Tuesday, August 10, 2010

Cognition, computation, & music

The Primacy of Grammar - Nirmalangshu Mukherji - 2010 - 296 pages - Preview A proposal that the biolinguistic approach to human languages may have identified, beyond the study of language, a specific structure of the human mind.
Editorial Reviews
Review
"It is a sign of maturity for any given field that a philosopher should reflect on its foundations. When the philosopher understands the field in its technical minutiae, it is a privilege, even a contribution. Moreover, given its approach and scope, a work like Mukherji’s should reach a wide audience beyond linguistics, which is vital for the dissemination of the biolinguistics project that he elegantly introduces." —Juan Uriagereka, Department of Linguistics, University of Maryland

"This wide-ranging monograph provides a masterly and lucid overview of Chomsky’s ‘biolinguistics’ enterprise and builds on it to offer a novel account of the nature of the human faculty of language. The core of that faculty is our tacit knowledge of grammar, the unique domain where the methodology of the hard sciences has been fruitfully applied to human cognition.

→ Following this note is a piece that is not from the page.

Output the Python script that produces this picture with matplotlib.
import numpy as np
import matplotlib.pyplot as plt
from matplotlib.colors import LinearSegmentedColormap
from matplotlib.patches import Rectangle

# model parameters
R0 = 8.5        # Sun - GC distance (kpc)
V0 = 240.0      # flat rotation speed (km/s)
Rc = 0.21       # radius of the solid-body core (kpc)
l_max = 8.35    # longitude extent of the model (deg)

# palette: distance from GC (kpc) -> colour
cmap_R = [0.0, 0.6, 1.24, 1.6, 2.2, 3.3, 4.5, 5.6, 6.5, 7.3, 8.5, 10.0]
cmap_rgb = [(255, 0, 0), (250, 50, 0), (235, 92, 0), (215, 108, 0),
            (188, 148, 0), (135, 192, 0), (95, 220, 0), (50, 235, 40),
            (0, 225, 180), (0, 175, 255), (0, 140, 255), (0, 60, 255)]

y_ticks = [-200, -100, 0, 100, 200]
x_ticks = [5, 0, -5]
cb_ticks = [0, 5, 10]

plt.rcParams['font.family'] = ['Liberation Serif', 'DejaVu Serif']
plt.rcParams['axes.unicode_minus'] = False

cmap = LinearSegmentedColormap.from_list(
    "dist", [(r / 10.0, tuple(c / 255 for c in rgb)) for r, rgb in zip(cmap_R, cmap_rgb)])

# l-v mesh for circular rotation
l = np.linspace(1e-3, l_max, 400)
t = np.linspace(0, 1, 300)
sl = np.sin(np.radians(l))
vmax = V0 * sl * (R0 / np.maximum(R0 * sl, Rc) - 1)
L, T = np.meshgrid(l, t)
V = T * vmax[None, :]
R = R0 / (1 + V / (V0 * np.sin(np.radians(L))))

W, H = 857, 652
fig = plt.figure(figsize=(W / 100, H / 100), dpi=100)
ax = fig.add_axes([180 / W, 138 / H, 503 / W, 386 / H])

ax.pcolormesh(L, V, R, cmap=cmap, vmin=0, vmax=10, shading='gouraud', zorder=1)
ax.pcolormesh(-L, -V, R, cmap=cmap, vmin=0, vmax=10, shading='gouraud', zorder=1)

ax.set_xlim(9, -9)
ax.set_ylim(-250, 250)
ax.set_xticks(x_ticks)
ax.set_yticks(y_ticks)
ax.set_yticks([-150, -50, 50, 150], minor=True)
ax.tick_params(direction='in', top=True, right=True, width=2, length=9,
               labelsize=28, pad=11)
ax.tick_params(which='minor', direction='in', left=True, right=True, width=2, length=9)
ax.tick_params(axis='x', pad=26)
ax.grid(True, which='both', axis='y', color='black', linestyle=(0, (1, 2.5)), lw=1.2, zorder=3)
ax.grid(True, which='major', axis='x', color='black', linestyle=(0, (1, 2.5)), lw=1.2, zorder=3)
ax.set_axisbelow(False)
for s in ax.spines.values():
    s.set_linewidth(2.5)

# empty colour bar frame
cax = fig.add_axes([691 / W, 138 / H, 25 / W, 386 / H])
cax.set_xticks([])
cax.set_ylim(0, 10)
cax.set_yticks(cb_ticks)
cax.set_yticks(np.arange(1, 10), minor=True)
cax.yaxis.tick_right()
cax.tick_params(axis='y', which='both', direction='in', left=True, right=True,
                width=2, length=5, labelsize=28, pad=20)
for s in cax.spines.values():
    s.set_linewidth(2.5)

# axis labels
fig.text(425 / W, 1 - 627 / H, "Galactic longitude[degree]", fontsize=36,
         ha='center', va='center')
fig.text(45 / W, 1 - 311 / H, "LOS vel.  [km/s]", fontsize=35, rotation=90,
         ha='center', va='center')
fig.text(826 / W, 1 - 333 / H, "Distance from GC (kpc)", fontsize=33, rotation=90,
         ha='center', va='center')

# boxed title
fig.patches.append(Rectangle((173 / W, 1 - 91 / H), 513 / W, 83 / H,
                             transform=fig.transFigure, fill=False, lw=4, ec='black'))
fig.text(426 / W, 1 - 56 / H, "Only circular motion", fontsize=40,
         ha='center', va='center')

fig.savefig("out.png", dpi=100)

In a tightly argued and challenging discussion, Mukherji goes on to suggest that there is a single computational system (essentially Chomsky’s CHL—the computational system of human language) underlying all of language, music, mathematics and logic (the ‘hominid set’). He defends this speculative thesis with insightful discussion of music, both Indian and Western, and ends with the striking suggestion that CHL is the unique computational system in nature. Mukherji’s work is likely to trigger admiration and outrage in equal measure. It is an elegant achievement." —Neil Smith, Department of Linguistics,
University College London
Product Description
The contemporary discipline of biolinguistics is beginning to have the feel of scientific inquiry. Biolinguistics—especially the work of Noam Chomsky—suggests that the design of language may be "perfect": language is an optimal solution to conditions of sound and meaning. What is the scope of this inquiry? Which aspect of nature does this science investigate? What is its relation to the rest of science? What notions of language and mind are under investigation? This book is a study of such foundational questions. Exploring Chomsky's claims, Nirmalangshu Mukherji argues that the significance of biolinguistic inquiry extends beyond the domain of language.

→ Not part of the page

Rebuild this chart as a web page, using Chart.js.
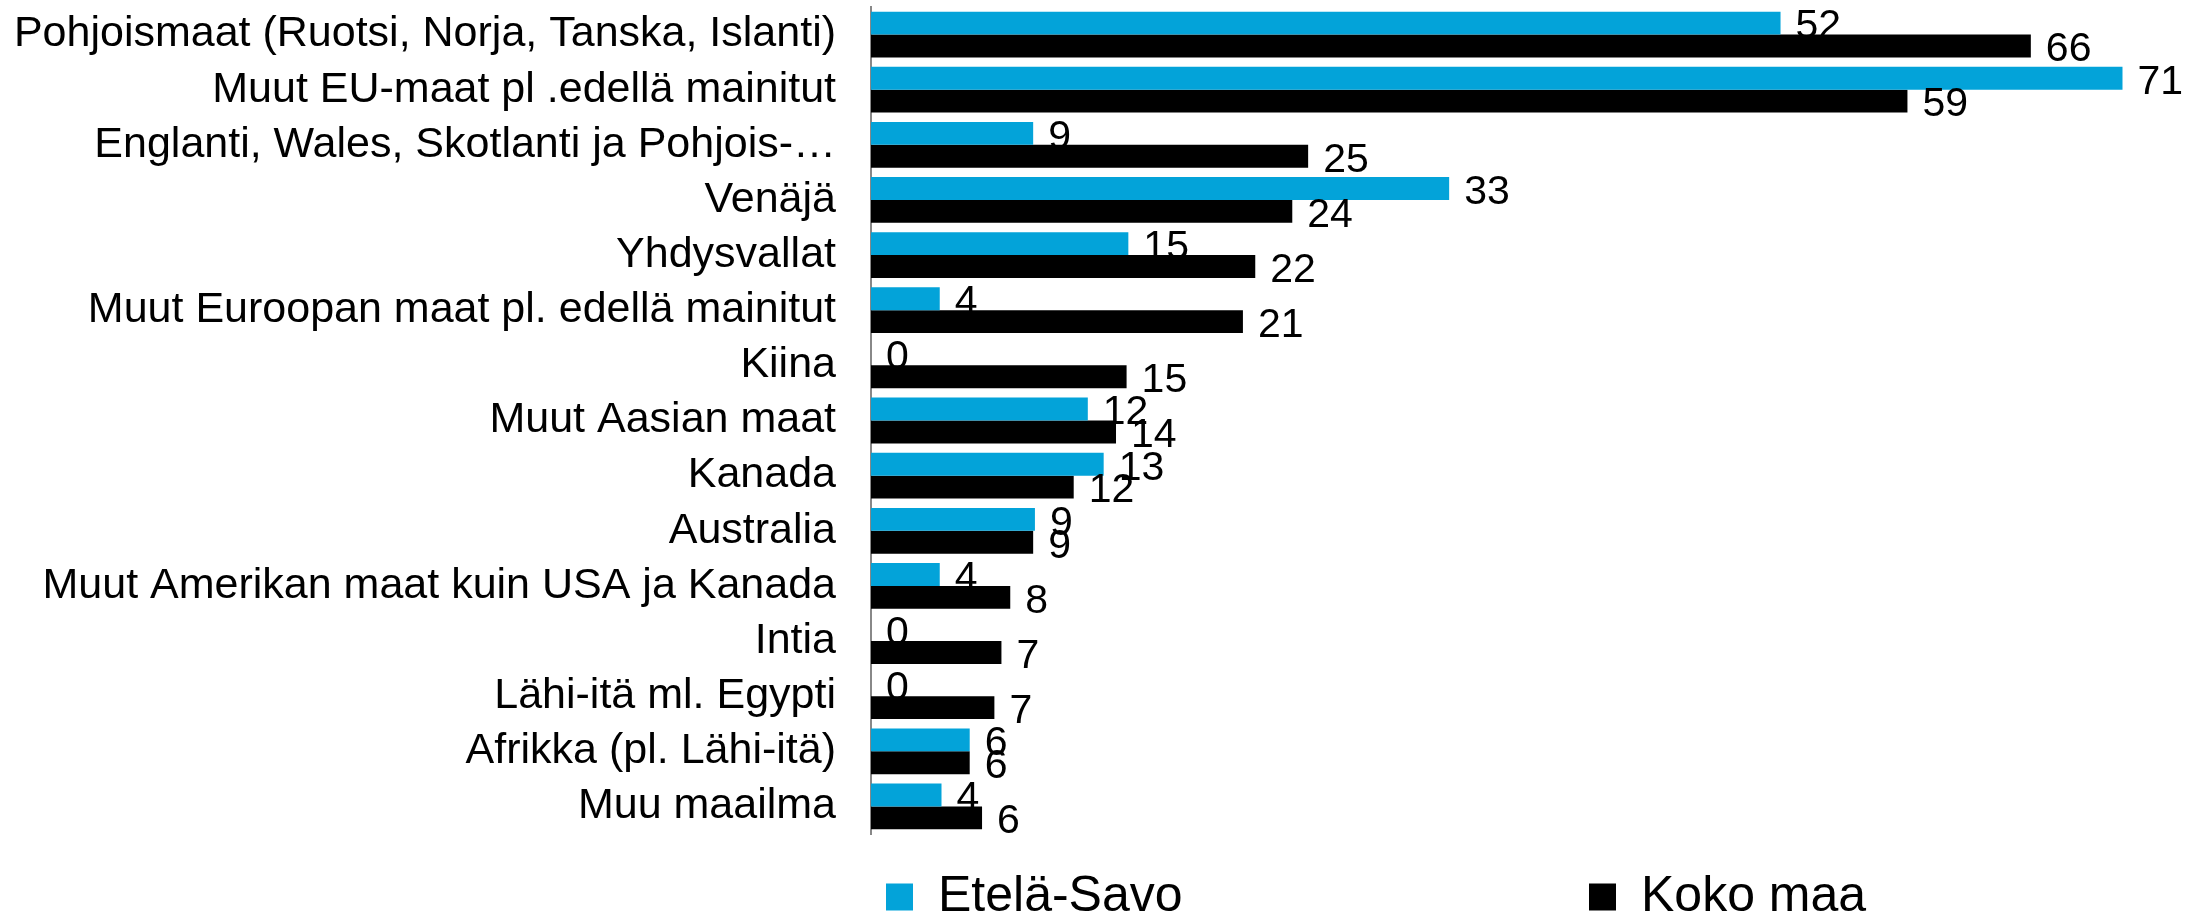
<!DOCTYPE html>
<html>
<head>
<meta charset="utf-8">
<script src="https://cdn.jsdelivr.net/npm/chart.js@4.4.1/dist/chart.umd.min.js"></script>
<style>
  html, body { margin: 0; padding: 0; background: #ffffff; overflow: hidden; }
  #wrap { width: 2197px; height: 918px; position: relative; }
</style>
</head>
<body>
<div id="wrap"><canvas id="c" width="2197" height="918"></canvas></div>
<script>
// ---- data ----
const categories = [
  'Pohjoismaat (Ruotsi, Norja, Tanska, Islanti)',
  'Muut EU-maat pl .edellä mainitut',
  'Englanti, Wales, Skotlanti ja Pohjois-…',
  'Venäjä',
  'Yhdysvallat',
  'Muut Euroopan maat pl. edellä mainitut',
  'Kiina',
  'Muut Aasian maat',
  'Kanada',
  'Australia',
  'Muut Amerikan maat kuin USA ja Kanada',
  'Intia',
  'Lähi-itä ml. Egypti',
  'Afrikka (pl. Lähi-itä)',
  'Muu maailma'
];
const seriesNames = ['Etelä-Savo', 'Koko maa'];
const etelaSavo = [51.6, 71.0, 9.2, 32.8, 14.6, 3.9, 0, 12.3, 13.2, 9.3, 3.9, 0, 0, 5.6, 4.0];
const kokoMaa   = [65.8, 58.8, 24.8, 23.9, 21.8, 21.1, 14.5, 13.9, 11.5, 9.2, 7.9, 7.4, 7.0, 5.6, 6.3];
const xMin = 0;
const xMax = 75;

// ---- style ----
const FAMILY = "'Liberation Sans', Arial, sans-serif";
const BLUE = '#03A3D9';
const BLACK = '#000000';
const LEGEND_FONT = 50;
const LEGEND_BOX = 27;
const LEG_X = 886;      // left of first legend marker
const LEG_X2 = 1589;    // left of second legend marker
const LEG_Y = 872;      // top of legend row

// padding between legend items so the second item lands where it should
const mctx = document.createElement('canvas').getContext('2d');
mctx.font = LEGEND_FONT + 'px ' + FAMILY;
const firstW = LEGEND_BOX + LEGEND_FONT / 2 + mctx.measureText(seriesNames[0]).width;
const LEG_PAD = Math.max(10, LEG_X2 - LEG_X - firstW);

function drawValueLabels(chart, di) {
  const meta = chart.getDatasetMeta(di);
  const data = chart.data.datasets[di].data;
  const ctx = chart.ctx;
  ctx.save();
  ctx.font = '41px ' + FAMILY;
  ctx.fillStyle = '#000';
  ctx.textAlign = 'left';
  ctx.textBaseline = 'middle';
  meta.data.forEach((el, i) => {
    ctx.fillText(String(Math.round(data[i])), el.x + 15, el.y + 4);
  });
  ctx.restore();
}

const valueLabels = {
  id: 'valueLabels',
  beforeDatasetsDraw(chart) { drawValueLabels(chart, 0); },
  afterDatasetsDraw(chart) { drawValueLabels(chart, 1); }
};

const legendPlacer = {
  id: 'legendPlacer',
  afterLayout(chart) {
    const lg = chart.legend;
    if (!lg) return;
    const pad = lg.options.labels.padding;
    lg.left = LEG_X - pad;
    lg.right = 100000;
    lg.top = LEG_Y - pad;
    lg.bottom = 918;
  }
};

new Chart(document.getElementById('c'), {
  type: 'bar',
  data: {
    labels: categories,
    datasets: [
      { label: seriesNames[0], data: etelaSavo, backgroundColor: BLUE, borderWidth: 0,
        categoryPercentage: 0.83, barPercentage: 1.0 },
      { label: seriesNames[1], data: kokoMaa, backgroundColor: BLACK, borderWidth: 0,
        categoryPercentage: 0.83, barPercentage: 1.0 }
    ]
  },
  options: {
    indexAxis: 'y',
    responsive: false,
    animation: false,
    devicePixelRatio: 1,
    layout: { padding: { top: 7, right: 4, left: 0, bottom: 0 } },
    scales: {
      x: { display: false, min: xMin, max: xMax },
      y: {
        grid: { display: false, drawTicks: false },
        border: { display: true, color: '#888888', width: 2 },
        ticks: { color: '#000', font: { family: FAMILY, size: 43 }, padding: 35, autoSkip: false },
        afterFit(scale) {
          scale.width = 871;
          scale.paddingTop = 0;
          scale.paddingBottom = 0;
        }
      }
    },
    plugins: {
      tooltip: { enabled: false },
      legend: {
        position: 'bottom',
        align: 'start',
        maxHeight: 84,
        labels: {
          boxWidth: LEGEND_BOX,
          boxHeight: LEGEND_BOX,
          padding: LEG_PAD,
          color: '#000',
          font: { family: FAMILY, size: LEGEND_FONT },
          sort: (a, b) => a.datasetIndex - b.datasetIndex
        }
      }
    }
  },
  plugins: [valueLabels, legendPlacer]
});
</script>
</body>
</html>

Biolinguistics is primarily concerned with grammars that represent just the computational aspects of the mind/brain. This restriction to grammars, Mukherji argues, opens the possibility that the computational system of human language may be involved in each cognitive system that requires similar computational resources. Deploying analytical argumentation and empirical evidence, Mukherji suggests that a computational system of language consisting of very specific principles and operations is likely to be involved in each articulatory symbol system—such as music—that manifests unboundedness. In that sense, the biolinguistics approach may have identified, after thousands of years of inquiry, a specific structure of the human mind.
A Bradford Book About the Author

Nirmalangshu Mukherji is Professor of Philosophy at the University of Delhi.